The traverse was completed in several legs with Bradshaw restocking and repairing equipment when his journey brought him into contact with civilization. At one point he broke a pair of expensive European skis and had to call on that ingenuity to make a replacement pair with the help of friend Richard Harcourt during a supply stop.
During the traverse Bradshaw survived sub zero temperatures and raging storms in a tiny tent.
"Sometimes it was miserable, in a small tent coated in ice being flattened by a storm knowing you are a long way from home. But other times it was breathtakingly beautiful with towering snow capped mountains, blue skies and amazing snow.
"When I first thought of attempting this ski traverse I thought it was a crazy idea, but as I developed new ski equipment and experimented with how to travel fast in the mountains I realised I could succeed with great preparation and focus.

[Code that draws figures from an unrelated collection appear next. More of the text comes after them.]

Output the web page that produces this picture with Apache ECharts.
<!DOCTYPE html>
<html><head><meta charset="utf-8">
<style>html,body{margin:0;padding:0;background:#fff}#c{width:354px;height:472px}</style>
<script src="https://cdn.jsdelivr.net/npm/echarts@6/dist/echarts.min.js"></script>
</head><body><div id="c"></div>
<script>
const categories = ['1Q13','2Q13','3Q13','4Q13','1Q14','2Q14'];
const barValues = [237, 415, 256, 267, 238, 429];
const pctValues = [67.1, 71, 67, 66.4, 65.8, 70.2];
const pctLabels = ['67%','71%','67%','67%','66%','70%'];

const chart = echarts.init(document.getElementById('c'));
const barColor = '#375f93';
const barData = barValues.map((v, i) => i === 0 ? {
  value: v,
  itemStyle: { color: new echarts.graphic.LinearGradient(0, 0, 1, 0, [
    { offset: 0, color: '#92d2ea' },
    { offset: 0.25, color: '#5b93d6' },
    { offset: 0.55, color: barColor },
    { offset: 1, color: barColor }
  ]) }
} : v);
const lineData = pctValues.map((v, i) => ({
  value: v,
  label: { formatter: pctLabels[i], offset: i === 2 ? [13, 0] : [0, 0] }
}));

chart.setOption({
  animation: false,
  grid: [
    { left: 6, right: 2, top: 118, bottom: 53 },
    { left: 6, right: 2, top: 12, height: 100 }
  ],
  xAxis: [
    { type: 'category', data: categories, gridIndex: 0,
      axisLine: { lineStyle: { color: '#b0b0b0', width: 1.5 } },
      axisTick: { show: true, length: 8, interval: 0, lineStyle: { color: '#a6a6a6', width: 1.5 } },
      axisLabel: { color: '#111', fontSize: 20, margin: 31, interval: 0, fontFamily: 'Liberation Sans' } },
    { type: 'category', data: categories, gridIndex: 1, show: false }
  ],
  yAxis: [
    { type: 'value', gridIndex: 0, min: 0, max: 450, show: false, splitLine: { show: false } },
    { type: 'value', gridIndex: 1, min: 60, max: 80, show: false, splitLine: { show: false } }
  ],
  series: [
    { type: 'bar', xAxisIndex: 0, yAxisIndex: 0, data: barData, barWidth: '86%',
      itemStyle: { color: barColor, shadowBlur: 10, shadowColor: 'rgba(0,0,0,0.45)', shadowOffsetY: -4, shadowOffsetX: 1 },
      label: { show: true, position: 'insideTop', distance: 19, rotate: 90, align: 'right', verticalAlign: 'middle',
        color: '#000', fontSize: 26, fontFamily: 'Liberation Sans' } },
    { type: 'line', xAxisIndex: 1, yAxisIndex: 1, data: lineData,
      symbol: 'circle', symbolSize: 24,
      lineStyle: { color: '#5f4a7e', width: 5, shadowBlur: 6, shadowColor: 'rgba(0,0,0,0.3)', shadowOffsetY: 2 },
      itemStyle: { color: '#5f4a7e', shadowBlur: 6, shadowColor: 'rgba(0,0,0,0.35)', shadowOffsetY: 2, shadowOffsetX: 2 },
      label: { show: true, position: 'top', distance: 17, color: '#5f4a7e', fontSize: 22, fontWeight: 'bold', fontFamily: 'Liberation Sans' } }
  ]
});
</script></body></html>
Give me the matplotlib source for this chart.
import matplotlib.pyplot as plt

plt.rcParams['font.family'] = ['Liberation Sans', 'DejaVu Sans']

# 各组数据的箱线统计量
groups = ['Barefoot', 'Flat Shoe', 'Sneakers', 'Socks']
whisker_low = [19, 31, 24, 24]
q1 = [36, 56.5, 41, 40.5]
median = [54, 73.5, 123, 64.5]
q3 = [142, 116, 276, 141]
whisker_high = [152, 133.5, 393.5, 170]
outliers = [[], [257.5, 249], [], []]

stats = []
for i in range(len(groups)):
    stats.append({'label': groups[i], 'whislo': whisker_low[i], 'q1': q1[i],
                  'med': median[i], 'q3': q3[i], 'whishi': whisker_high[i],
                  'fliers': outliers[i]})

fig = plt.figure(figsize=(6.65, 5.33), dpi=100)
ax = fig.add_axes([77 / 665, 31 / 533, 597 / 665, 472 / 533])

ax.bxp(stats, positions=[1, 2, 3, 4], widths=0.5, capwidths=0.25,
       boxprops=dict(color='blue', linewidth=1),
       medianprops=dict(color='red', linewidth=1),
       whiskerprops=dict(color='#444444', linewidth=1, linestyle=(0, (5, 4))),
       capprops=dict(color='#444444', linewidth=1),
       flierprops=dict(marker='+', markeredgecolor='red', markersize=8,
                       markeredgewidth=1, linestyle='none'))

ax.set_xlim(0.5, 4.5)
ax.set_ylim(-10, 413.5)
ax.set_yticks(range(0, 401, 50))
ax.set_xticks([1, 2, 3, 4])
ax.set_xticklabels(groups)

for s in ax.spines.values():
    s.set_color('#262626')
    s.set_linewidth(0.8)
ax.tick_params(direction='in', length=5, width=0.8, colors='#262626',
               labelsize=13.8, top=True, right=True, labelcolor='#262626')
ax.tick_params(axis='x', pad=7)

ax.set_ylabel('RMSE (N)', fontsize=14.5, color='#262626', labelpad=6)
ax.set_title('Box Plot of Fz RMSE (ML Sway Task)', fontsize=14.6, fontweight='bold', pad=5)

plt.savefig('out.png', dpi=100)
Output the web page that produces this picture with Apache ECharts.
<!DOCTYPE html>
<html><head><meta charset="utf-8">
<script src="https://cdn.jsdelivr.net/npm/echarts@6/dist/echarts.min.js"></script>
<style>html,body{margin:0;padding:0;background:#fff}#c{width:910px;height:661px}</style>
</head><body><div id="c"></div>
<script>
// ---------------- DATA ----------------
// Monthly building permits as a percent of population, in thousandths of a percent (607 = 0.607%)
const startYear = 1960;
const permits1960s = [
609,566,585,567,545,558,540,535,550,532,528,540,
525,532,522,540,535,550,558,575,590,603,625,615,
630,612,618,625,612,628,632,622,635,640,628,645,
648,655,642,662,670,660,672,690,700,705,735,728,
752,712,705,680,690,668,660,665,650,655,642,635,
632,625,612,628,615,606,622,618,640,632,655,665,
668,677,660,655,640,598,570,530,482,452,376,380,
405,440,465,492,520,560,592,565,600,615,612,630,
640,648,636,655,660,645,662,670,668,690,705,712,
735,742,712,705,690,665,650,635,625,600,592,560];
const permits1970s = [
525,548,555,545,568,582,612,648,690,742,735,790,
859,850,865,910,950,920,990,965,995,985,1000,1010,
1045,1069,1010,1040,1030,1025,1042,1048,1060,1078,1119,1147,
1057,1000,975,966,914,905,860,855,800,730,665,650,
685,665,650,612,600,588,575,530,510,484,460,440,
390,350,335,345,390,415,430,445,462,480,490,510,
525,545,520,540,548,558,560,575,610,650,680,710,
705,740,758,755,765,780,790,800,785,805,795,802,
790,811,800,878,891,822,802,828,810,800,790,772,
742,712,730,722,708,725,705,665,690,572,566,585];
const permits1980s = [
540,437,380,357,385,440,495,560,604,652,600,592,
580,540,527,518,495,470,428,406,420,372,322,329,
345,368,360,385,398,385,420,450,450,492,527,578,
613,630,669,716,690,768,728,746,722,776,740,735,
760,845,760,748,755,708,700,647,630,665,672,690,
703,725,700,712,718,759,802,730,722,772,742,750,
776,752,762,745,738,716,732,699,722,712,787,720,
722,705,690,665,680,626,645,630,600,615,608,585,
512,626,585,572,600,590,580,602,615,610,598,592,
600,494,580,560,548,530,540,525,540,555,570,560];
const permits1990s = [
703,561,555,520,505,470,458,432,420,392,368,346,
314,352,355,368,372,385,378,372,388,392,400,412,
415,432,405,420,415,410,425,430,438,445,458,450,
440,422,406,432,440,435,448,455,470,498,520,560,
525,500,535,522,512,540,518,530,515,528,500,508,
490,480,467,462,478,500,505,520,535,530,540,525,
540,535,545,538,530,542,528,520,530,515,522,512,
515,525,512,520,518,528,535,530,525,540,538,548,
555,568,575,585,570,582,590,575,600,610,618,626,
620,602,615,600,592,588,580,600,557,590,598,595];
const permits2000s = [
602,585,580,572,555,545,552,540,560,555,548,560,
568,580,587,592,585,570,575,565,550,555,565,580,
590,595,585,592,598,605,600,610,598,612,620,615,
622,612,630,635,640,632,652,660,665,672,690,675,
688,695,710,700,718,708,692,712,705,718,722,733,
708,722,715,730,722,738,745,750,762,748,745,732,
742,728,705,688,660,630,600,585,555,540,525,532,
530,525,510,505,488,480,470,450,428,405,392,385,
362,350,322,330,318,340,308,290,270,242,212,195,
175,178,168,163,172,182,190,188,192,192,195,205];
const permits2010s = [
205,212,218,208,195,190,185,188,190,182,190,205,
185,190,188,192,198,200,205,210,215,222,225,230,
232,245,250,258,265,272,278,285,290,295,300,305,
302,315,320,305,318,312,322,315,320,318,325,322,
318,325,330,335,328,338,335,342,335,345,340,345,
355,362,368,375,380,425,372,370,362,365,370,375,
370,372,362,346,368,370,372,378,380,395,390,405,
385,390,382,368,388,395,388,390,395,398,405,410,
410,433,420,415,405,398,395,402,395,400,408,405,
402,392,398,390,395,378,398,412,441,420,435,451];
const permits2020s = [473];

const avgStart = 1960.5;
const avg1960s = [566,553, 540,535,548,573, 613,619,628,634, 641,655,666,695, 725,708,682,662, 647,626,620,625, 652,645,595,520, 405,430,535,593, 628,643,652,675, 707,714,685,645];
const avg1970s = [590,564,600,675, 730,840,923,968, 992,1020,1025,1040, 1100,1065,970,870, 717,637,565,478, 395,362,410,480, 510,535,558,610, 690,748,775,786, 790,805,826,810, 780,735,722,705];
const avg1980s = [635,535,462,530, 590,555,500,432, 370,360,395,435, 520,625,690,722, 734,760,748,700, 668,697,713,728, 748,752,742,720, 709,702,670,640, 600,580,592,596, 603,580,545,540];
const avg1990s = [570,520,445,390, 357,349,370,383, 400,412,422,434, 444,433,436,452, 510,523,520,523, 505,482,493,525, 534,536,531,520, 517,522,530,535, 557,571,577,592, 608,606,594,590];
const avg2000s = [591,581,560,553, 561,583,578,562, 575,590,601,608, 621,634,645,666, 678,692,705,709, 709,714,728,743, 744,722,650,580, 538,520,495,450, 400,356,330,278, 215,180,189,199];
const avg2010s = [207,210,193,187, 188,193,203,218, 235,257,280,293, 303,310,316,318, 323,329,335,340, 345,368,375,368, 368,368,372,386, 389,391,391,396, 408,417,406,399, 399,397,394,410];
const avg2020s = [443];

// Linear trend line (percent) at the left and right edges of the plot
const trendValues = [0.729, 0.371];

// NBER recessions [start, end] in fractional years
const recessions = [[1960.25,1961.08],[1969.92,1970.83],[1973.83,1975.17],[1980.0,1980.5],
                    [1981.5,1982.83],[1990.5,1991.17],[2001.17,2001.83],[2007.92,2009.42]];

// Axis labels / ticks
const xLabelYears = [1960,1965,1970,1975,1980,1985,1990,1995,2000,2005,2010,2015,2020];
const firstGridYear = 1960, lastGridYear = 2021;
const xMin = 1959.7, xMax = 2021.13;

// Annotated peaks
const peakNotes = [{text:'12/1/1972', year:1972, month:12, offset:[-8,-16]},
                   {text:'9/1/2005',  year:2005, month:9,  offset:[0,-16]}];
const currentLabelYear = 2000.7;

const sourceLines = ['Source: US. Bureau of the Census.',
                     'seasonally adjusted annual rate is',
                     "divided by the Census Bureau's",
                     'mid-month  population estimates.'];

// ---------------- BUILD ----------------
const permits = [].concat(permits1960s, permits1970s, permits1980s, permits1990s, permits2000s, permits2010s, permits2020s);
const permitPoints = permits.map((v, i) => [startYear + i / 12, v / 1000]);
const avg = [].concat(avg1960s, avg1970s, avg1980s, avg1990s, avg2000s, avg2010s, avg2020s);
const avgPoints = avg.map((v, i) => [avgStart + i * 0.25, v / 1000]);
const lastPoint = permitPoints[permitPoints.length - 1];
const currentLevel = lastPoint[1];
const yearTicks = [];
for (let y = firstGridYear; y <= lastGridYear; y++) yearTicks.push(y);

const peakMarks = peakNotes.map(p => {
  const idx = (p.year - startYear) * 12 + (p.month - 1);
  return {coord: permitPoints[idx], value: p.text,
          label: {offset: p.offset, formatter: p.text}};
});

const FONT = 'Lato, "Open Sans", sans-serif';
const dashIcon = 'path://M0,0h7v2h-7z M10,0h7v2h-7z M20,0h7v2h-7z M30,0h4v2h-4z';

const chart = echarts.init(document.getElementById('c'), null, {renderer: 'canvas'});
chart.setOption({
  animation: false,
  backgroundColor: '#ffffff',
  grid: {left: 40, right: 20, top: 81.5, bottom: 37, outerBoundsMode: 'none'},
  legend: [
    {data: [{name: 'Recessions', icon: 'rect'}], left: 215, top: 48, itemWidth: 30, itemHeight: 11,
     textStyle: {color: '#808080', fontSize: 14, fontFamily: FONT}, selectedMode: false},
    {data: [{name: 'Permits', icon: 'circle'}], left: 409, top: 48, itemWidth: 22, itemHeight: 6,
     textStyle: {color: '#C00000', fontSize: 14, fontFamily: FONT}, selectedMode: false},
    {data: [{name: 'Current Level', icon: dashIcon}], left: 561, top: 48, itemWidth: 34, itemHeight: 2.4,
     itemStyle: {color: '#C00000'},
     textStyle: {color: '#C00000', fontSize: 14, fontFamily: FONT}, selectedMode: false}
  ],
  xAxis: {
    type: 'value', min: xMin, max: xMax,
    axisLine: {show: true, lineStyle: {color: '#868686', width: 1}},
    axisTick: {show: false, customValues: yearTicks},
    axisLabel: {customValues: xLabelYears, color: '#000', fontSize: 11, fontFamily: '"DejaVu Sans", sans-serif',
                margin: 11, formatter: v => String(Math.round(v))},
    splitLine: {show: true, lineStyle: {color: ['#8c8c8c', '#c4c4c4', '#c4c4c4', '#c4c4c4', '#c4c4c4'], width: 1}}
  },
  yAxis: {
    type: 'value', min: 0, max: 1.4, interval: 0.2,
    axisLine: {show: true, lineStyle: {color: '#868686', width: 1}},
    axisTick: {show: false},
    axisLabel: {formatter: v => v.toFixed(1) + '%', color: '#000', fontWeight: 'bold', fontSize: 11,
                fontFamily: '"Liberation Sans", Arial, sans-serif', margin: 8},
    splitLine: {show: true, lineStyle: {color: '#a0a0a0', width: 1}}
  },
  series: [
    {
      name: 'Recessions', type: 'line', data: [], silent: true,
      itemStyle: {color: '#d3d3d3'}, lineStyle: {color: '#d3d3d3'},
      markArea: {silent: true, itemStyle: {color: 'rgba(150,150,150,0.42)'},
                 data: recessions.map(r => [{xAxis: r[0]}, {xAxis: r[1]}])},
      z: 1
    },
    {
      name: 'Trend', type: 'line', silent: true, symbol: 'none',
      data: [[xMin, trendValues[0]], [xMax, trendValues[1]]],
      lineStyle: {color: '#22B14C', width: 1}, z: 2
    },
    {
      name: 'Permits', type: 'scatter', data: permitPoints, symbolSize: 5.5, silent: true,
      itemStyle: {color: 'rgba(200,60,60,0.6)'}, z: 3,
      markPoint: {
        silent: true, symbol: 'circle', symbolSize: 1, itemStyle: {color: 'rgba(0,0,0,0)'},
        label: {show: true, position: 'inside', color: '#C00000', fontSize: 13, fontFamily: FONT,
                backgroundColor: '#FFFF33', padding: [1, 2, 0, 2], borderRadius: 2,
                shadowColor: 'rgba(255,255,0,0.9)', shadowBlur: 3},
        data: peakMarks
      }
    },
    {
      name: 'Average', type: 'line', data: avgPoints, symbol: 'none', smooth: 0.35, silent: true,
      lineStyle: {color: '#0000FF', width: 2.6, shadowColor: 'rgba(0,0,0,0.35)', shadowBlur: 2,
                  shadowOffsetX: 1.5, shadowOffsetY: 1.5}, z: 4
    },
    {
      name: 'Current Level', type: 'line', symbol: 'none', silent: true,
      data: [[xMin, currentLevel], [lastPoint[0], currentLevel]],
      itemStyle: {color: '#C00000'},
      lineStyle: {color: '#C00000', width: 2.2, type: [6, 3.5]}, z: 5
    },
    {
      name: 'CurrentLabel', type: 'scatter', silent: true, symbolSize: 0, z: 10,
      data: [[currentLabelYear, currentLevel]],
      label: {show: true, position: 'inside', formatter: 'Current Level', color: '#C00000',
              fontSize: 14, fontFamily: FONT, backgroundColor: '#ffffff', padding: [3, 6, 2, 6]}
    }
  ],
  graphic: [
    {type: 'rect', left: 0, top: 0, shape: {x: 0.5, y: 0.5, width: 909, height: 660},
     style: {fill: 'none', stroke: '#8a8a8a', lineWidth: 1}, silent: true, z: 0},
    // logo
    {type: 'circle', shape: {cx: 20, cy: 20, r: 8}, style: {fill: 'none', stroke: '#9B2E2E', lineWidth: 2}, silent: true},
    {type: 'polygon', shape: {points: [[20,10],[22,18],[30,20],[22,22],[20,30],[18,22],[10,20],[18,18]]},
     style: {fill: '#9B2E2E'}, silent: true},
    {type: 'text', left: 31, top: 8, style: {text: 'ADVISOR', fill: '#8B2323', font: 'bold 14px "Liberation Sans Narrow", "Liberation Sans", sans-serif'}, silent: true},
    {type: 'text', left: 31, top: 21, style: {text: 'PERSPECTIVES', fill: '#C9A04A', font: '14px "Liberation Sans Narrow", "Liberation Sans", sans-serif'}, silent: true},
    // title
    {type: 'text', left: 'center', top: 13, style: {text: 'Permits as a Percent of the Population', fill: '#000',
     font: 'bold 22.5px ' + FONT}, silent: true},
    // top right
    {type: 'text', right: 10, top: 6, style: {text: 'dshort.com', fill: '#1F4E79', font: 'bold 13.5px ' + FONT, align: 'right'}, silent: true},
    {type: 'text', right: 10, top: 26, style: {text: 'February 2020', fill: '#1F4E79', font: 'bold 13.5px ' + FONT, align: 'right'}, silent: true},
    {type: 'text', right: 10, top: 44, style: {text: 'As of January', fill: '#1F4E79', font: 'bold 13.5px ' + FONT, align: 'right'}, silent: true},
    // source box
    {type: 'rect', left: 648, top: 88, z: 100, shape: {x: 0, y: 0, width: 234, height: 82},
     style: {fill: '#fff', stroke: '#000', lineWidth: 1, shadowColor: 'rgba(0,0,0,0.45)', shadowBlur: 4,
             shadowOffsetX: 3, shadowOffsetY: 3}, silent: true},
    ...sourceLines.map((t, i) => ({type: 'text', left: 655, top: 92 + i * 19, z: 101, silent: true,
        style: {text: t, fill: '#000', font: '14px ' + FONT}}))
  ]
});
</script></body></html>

In the end, the hardest part was maintaining the optimism and mental drive to keep pushing over what is a huge chain of steep mountains."
Highlights of the trip were the more remote areas such as the Snowball and Volta Glaciers, the Upper Hunter and Te Naihi Rivers and the Garden of Allah and Eden Ice Plateaus.
“It was a real treat to visit such places and some areas such as the Te Naihi have probably never been visited on skis before. And, we have fantastic powder skiing in our mountains that I hadn’t experienced before."
Bradshaw started backcountry skiing when he was 15 and has been a keen mountain climber since he could walk. He has climbed and skied throughout New Zealand and the world including the Antarctic and in 2006, along with partner Christine Ryan, was awarded a Royal Humane Society Bravery medal for the rescue of trampers in the Matukituki. He and Ryan established and continue to run a tourism specific software business Ibis Technology which provides a fully integrated, real time, comprehensive management systems for some of the biggest companies in New Zealand tourism. They have a 15 month old son and live in Queenstown.